Radiation torque on a sphere centered on an acoustic helicoidal (vortex) Bessel beam.

Abstract

Circularly polarized electromagnetic waves carry axial angular momentum and analysis shows that the axial radiation torque on an illuminated sphere is proportional to the power absorbed by the sphere [P. L. Marston and J. H. Crichton, Phys. Rev. A. 30, 2508–2516 (1984)]. Hefner and Marston [J. Acoust. Soc. Am. 106, 3313–3316 (1999)] proposed that a helicoidal acoustic beam (an acoustic vortex) also carries axial angular momentum and noted that absorption of such a beam should also produce an axial radiation torque.
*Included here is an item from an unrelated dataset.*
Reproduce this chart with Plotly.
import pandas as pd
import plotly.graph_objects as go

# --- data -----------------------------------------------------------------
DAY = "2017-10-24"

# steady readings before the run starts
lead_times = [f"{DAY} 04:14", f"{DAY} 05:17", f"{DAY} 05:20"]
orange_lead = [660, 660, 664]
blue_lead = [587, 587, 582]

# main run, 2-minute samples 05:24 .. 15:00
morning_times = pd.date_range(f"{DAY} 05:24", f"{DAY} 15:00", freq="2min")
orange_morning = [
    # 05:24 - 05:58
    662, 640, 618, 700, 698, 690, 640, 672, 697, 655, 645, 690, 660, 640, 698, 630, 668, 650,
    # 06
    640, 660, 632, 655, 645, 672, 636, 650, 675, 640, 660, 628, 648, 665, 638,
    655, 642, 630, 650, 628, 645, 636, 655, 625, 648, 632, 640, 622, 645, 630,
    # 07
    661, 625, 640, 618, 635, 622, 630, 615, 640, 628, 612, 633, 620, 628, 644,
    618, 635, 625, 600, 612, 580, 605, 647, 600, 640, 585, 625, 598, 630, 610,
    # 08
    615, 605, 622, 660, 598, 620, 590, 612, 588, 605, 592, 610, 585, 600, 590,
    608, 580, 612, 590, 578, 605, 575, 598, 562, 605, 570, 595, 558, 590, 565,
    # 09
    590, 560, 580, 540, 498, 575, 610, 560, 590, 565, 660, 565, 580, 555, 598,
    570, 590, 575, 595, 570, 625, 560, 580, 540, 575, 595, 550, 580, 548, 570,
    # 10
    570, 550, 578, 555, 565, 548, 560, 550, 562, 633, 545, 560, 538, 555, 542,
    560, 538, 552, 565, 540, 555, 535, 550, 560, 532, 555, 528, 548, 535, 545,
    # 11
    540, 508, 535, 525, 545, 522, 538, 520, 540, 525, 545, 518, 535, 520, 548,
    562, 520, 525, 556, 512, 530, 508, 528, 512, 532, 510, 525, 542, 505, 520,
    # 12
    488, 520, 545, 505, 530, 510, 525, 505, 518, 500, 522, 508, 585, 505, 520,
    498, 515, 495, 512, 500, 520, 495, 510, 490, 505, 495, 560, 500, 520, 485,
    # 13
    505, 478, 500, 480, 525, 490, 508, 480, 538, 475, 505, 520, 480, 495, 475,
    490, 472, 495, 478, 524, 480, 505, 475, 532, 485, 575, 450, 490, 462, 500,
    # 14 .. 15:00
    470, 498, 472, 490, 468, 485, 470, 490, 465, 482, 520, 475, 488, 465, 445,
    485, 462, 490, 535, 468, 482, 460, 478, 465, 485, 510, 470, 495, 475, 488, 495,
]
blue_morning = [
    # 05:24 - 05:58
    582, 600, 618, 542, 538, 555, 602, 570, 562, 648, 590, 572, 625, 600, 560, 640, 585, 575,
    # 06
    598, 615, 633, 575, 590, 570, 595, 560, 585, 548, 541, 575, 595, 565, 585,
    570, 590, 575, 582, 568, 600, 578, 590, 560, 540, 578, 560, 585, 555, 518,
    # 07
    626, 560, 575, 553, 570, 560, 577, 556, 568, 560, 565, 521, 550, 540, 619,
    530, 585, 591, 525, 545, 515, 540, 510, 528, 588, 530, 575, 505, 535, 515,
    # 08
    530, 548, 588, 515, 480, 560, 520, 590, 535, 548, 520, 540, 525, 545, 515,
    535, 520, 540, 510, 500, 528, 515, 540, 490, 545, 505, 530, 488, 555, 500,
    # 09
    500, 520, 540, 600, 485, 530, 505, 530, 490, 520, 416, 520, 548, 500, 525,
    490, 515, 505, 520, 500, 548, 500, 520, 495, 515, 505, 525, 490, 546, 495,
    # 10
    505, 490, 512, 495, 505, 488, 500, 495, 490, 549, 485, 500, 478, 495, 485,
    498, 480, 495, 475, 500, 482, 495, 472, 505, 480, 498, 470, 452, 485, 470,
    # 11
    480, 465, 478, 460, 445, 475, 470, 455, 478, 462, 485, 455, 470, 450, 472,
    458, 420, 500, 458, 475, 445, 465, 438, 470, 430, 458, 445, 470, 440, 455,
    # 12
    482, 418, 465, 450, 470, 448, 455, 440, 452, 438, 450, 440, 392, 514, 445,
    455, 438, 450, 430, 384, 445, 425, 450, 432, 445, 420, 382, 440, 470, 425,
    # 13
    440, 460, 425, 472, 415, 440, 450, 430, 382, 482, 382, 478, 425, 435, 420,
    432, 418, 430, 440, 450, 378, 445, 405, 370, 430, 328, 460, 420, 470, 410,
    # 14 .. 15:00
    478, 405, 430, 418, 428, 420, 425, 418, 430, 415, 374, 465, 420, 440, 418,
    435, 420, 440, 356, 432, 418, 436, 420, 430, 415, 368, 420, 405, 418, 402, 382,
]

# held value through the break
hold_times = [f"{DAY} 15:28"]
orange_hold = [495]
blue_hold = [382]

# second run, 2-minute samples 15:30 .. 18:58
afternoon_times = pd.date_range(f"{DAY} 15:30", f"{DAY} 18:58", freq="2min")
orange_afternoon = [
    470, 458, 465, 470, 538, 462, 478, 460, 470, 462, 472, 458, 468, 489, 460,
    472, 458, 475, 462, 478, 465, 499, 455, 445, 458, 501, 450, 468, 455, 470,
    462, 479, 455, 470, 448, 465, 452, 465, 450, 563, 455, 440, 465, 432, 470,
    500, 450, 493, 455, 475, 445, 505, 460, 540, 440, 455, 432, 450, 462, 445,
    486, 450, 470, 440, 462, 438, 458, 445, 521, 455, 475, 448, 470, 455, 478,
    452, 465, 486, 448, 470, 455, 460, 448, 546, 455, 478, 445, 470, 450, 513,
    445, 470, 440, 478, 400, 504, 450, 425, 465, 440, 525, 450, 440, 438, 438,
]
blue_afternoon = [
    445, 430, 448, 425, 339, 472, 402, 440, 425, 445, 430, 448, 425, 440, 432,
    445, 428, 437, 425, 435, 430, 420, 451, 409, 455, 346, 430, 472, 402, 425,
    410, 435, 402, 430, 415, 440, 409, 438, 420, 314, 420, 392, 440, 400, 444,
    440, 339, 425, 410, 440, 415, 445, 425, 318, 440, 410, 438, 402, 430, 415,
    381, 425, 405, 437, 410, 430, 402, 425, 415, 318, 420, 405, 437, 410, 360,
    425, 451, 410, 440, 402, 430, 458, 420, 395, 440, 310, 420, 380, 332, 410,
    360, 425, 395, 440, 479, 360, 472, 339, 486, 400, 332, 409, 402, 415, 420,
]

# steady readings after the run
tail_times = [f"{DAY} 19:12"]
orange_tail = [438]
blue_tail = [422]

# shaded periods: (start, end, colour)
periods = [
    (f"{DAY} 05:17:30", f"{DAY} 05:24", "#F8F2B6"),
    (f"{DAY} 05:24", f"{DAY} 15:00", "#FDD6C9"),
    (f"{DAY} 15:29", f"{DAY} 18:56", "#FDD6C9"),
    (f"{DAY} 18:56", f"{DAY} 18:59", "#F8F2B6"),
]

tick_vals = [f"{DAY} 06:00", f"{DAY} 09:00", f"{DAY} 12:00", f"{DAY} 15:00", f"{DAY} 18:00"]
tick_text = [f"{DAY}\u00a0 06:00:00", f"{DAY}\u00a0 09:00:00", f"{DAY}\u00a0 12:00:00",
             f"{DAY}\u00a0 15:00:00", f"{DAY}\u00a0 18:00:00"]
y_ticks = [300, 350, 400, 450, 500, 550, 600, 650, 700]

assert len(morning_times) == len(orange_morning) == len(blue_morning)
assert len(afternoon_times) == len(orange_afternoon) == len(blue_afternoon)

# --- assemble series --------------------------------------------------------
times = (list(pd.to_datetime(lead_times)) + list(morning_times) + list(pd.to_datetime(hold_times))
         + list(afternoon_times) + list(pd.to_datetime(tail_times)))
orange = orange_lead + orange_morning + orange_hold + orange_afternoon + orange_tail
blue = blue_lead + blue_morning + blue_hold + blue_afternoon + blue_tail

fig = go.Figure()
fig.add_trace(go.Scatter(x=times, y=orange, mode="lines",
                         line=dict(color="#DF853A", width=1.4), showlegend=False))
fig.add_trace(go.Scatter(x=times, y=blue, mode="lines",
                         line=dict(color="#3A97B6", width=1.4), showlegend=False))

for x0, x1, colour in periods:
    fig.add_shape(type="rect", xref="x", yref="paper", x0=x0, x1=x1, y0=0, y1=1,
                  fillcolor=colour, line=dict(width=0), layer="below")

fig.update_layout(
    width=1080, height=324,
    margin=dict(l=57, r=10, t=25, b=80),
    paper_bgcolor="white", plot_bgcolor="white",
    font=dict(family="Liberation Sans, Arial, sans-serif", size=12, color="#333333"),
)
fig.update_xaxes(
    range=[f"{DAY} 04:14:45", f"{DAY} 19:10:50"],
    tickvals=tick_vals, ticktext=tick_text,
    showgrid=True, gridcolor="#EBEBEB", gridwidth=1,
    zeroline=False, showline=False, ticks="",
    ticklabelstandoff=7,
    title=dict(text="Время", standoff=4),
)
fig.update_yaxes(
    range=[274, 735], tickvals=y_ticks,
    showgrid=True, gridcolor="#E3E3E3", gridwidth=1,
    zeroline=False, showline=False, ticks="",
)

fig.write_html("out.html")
In the present work the acoustic radiation torque on a sphere centered on an acoustic helicoidal Bessel beam is analyzed and the torque is predicted to be proportional to the ratio of the power absorbed as a result of the interaction of sound with the sphere to the acoustic frequency. The torque is also proportional to the topological charge of the beam. Depending on the beam helicity, the torque is parallel or anti-parallel to the beam axis. The analysis uses a relation between the scattering and the partial wave coefficients for a sphere in a helicoidal Bessel beam [P. L. Marston, J. Acoust. Soc. Am. 124, 2905–2910 (2008)]. [This research was supported in part by ONR and NASA.]